Stress Granules May Be Key to ALS and Related Diseases
Scientists at St. Jude Children’s Research Hospital may have unlocked the key to understanding amyotrophic lateral sclerosis (ALS) and other similar diseases of the nervous system. The study, titled “Phase Separation by Low Complexity Domains Promotes Stress Granule Assembly and Drives Pathological Fibrillization,” appeared in the September 24th issue of the journal Cell. The research may ultimately provide new methods for treating ALS.
In ALS (also known as Lou Gehrig’s Disease), nerve cells that control movement progressively die in the brain and spinal cord. This causes muscle weakness, paralysis, and eventually loss of breathing and death. Unfortunately, there is no current cure for the disorder, and very limited treatment options. Research into new possible treatments for the disease is greatly needed.
A region of a specific protein known as hnRNPA1 can become mutated in ALS and other nervous system diseases. hnRNPA1 binds to RNA and can cause the formation of stress granules, which are created when cells are under strain from various factors, potentially having detrimental effects (a stress granule occurs due to a failed attempt of the cell to create a protein from an mRNA).
Led by Amandine Molliex, a graduate student, researchers demonstrated that under specific temperatures as well as salt and protein concentrations, hnRNPA1 can create droplets that resemble stress granules. The protein-rich droplets form through a process known as “liquid phase separation.”
“This study provides the mechanism that links stress granules, toxic fibrils and disease,” remarked principal author, J. Paul Taylor, M.D., Ph.D., a Howard Hughes Medical Institute (HHMI) investigator and chair of the St. Jude Department of Cell and Molecular Biology. “In addition to advancing our understanding of fundamental cell biology, the results have spurred interest in developing drugs that target the stress granule assembly process.”

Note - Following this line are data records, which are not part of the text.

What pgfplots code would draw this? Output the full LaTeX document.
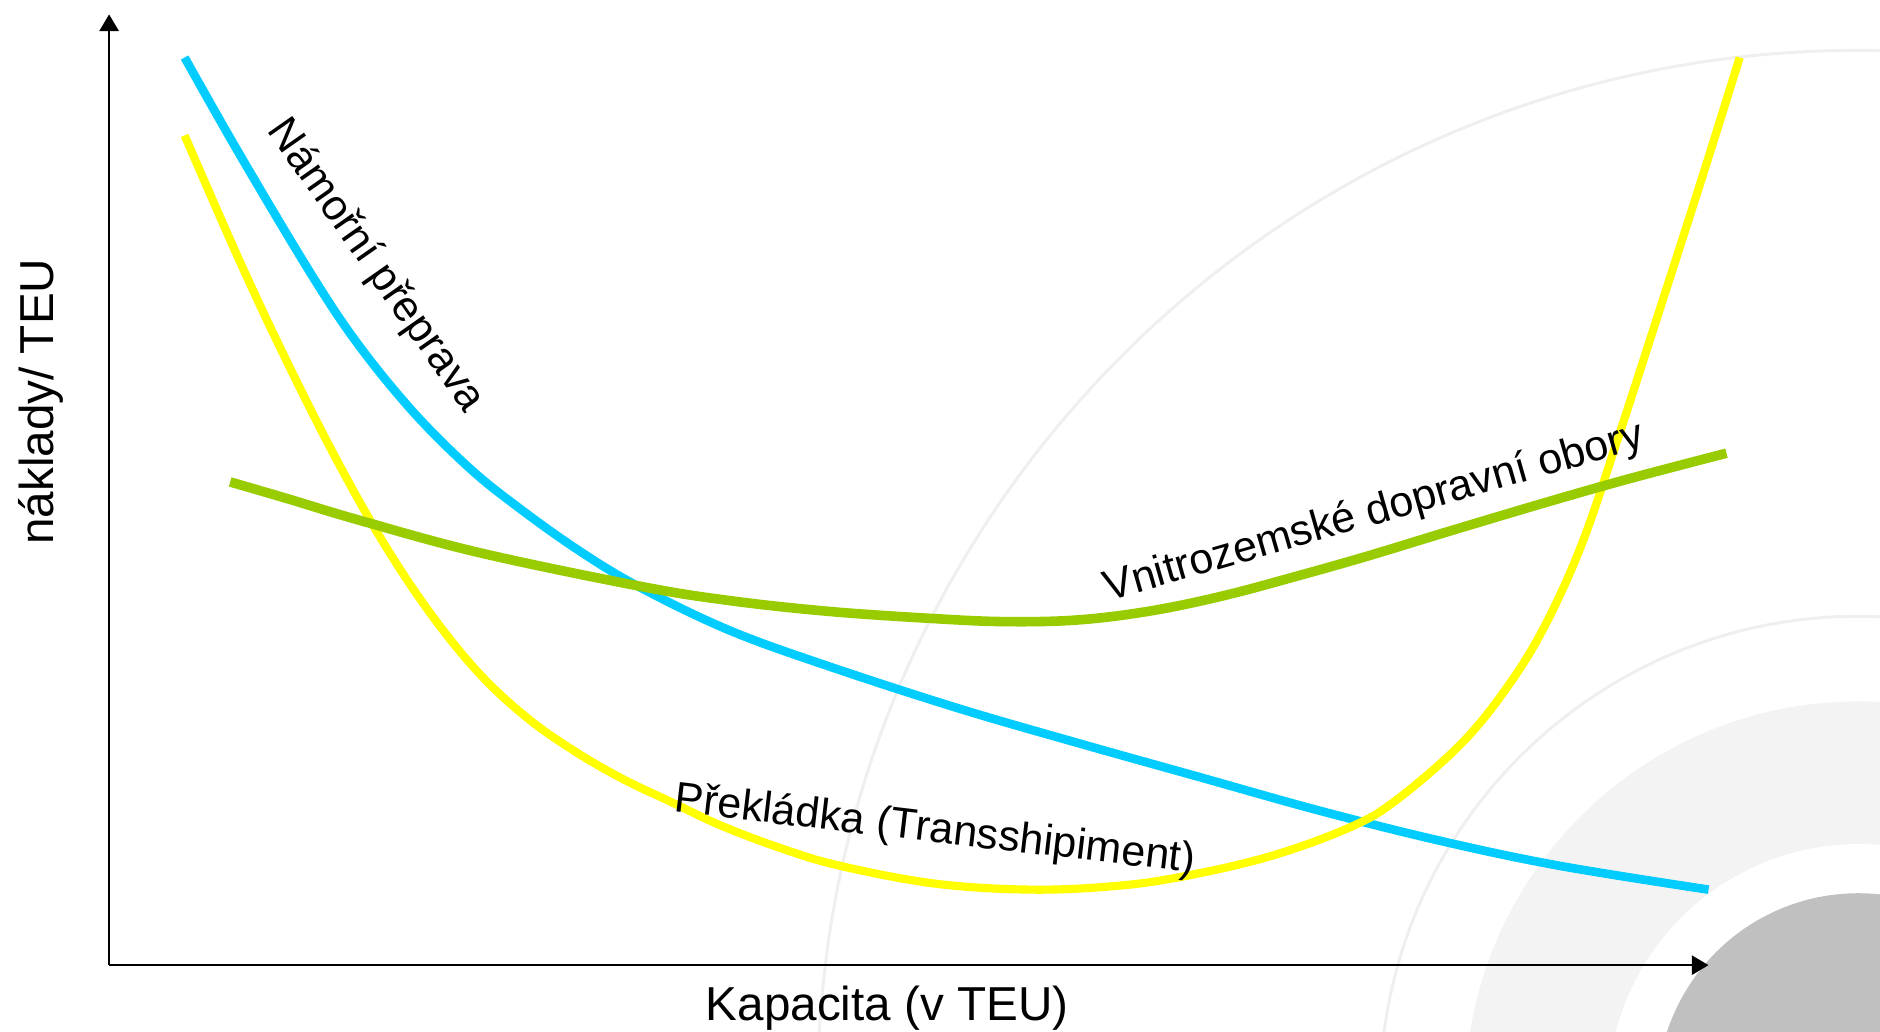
\documentclass[border=0pt]{standalone}
\usepackage{pgfplots}
\pgfplotsset{compat=1.18}
\usepackage{fontspec}
\setmainfont{Liberation Sans}
\usetikzlibrary{arrows.meta}
\definecolor{cblue}{HTML}{00CCFF}
\definecolor{cyellow}{HTML}{FFFF00}
\definecolor{cgreen}{HTML}{99CC00}
\definecolor{arcgray}{HTML}{EFEFEF}
\definecolor{bandgray}{HTML}{F3F3F3}
\definecolor{diskgray}{HTML}{C0C0C0}
\newcommand\axfont{\fontsize{11.3pt}{13pt}\selectfont}
\newcommand\cvfont{\fontsize{10.2pt}{12pt}\selectfont}
\begin{document}
\begin{tikzpicture}
\begin{scope}[x=0.1mm,y=-0.1mm,shift={(-91,-805)}]
\clip (0,0) rectangle (1568,860);
\draw[line width=0.25mm, arcgray] (1550,910) circle[radius=86.8mm];
\draw[line width=0.25mm, arcgray] (1550,913) circle[radius=39.9mm];
\fill[bandgray, even odd rule] (1550,913) circle[radius=32.8mm] (1550,913) circle[radius=20.9mm];
\fill[diskgray] (1550,913) circle[radius=16.8mm];
\end{scope}
\begin{axis}[at={(0,0)}, anchor=south west, scale only axis,
  width=133.4mm, height=79.3mm,
  xmin=91, xmax=1425, ymin=55, ymax=848,
  axis lines=left,
  axis line style={line width=0.6pt, -{Triangle[length=1.4mm,width=1.6mm]}},
  xtick=\empty, ytick=\empty, clip=false, axis on top]
% y values = 860 - pixel row of the reference
\addplot[cblue, line width=0.72mm, smooth, tension=0.6] coordinates {
(154,812) (200,731) (261,629) (300,571) (345,516) (390,471) (428,440) (481,402)
(534,370) (609,334) (692,304) (800,269) (900,240) (1000,212) (1100,184)
(1200,159) (1300,138) (1425,118)};
\addplot[cyellow, line width=0.68mm, smooth, tension=0.6] coordinates {
(154,747) (200,642) (240,557) (280,478) (320,407) (360,347) (400,298) (440,261)
(480,233) (520,210) (560,191) (600,172) (650,153) (700,138) (780,123) (860,118)
(930,121) (987,129) (1060,146) (1126,170) (1165,193) (1220,241) (1260,291)
(1290,341) (1320,408) (1350,496) (1385,604) (1420,713) (1451,812)};
\addplot[cgreen, line width=0.8mm, smooth, tension=0.6] coordinates {
(192,458) (240,444) (300,426) (400,399) (534,371) (609,359) (692,350) (780,344)
(840,341.5) (900,343) (960,350.5) (1020,363) (1080,379) (1140,396) (1209,417)
(1293,442) (1360,461) (1440,482)};
\node[rotate=-55, font=\cvfont] at (axis cs:313,638) {Námořní přeprava};
\node[rotate=16, font=\cvfont] at (axis cs:1146,432) {Vnitrozemské dopravní obory};
\node[rotate=-6.7, font=\cvfont] at (axis cs:780,167) {Překládka (Transshipiment)};
\node[rotate=90, anchor=base, font=\axfont] at (axis cs:45,525) {náklady/ TEU};
\node[anchor=base, font=\axfont] at (axis cs:740,9) {Kapacita (v TEU)};
\end{axis}
\pgfresetboundingbox
\begin{scope}[x=0.1mm,y=-0.1mm,shift={(-91,-805)}]
\path[use as bounding box] (0,0) rectangle (1568,860);
\end{scope}
\end{tikzpicture}
\end{document}
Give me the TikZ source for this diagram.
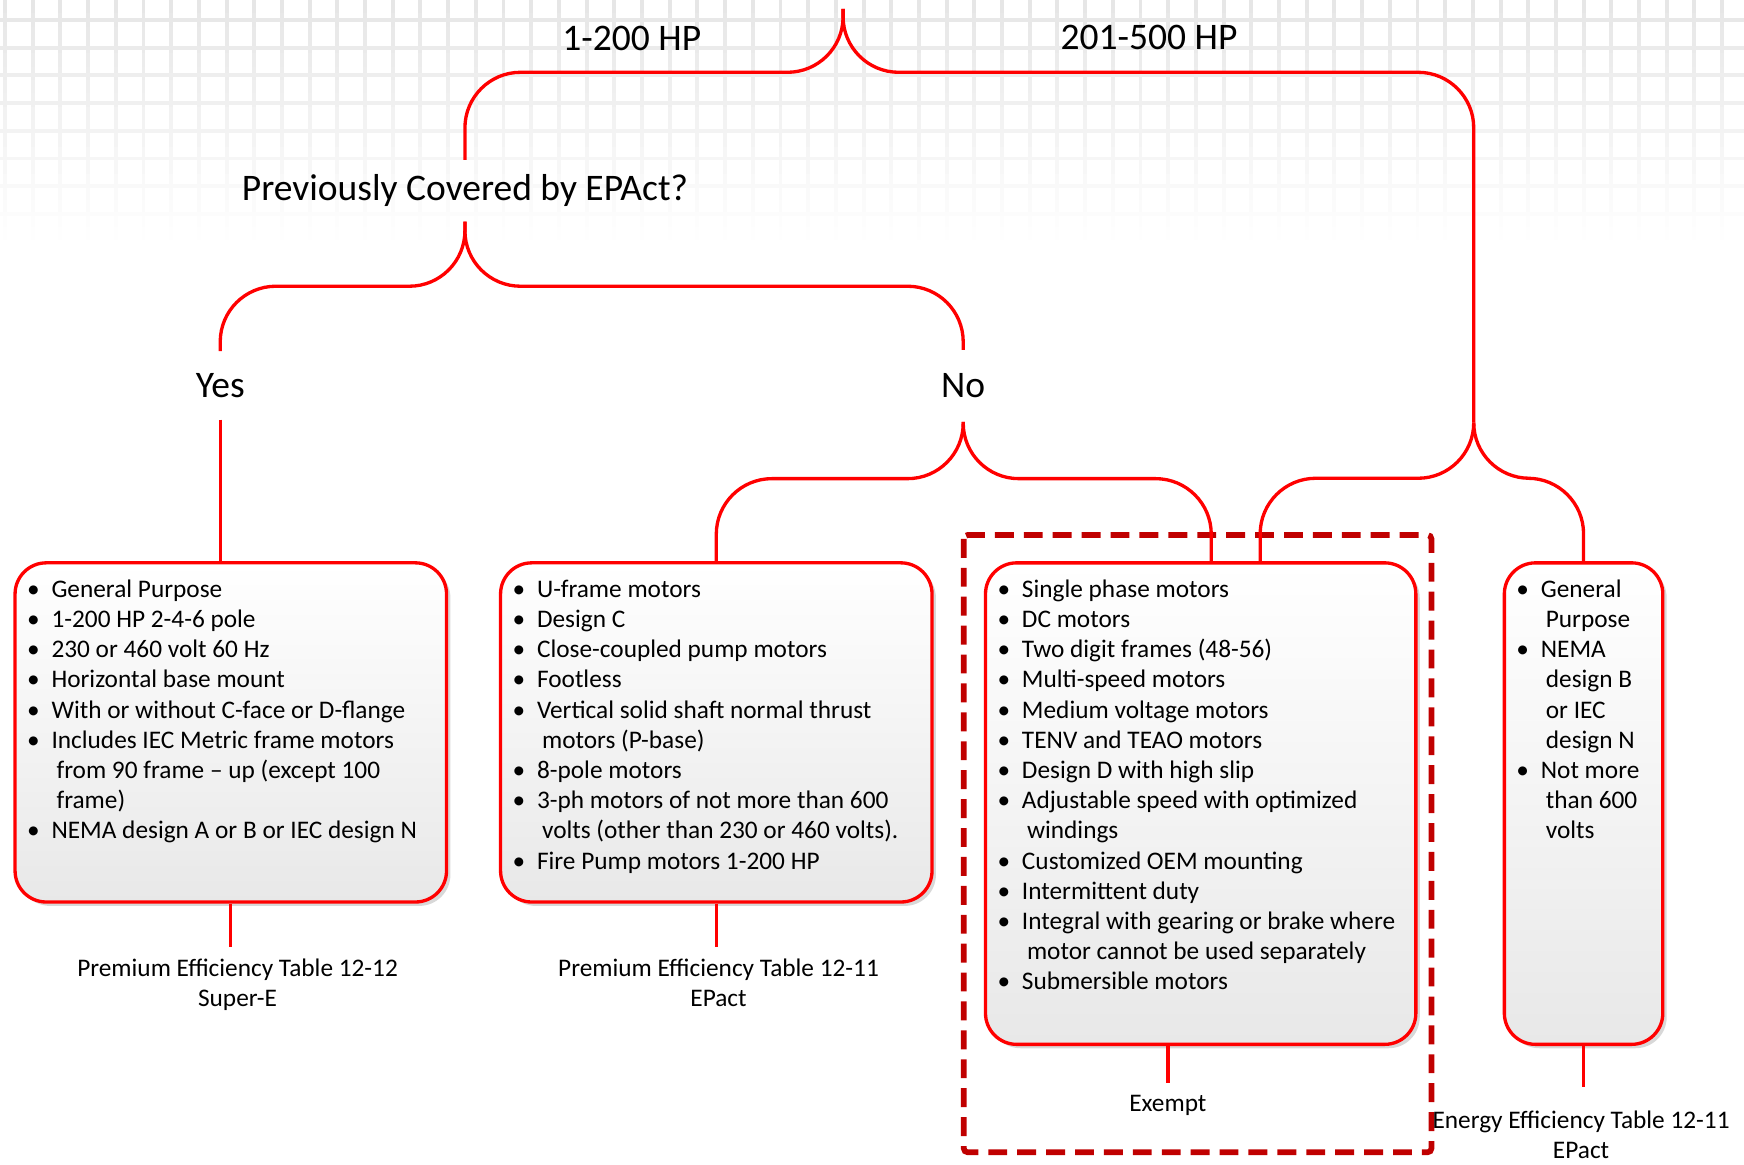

The investigators further demonstrated how hnRNPA1 mutations are related to stress granule-like protein droplets, promoting the formation of toxic fibrils which are similar to the toxic amyloid protein fibrils observed in Alzheimer’s disease as well as in other neurological conditions.
The group suggests that stress granules can be reversed at some point, but if they persist it can result in disease and protein fibrilization. The work could lead to some general principals that help guide the development of novel treatments for several different diseases. “Rather than attempting to target each disease-causing mutation, these findings have generated interest in developing drugs that target the stress granule assembly process,” Taylor noted.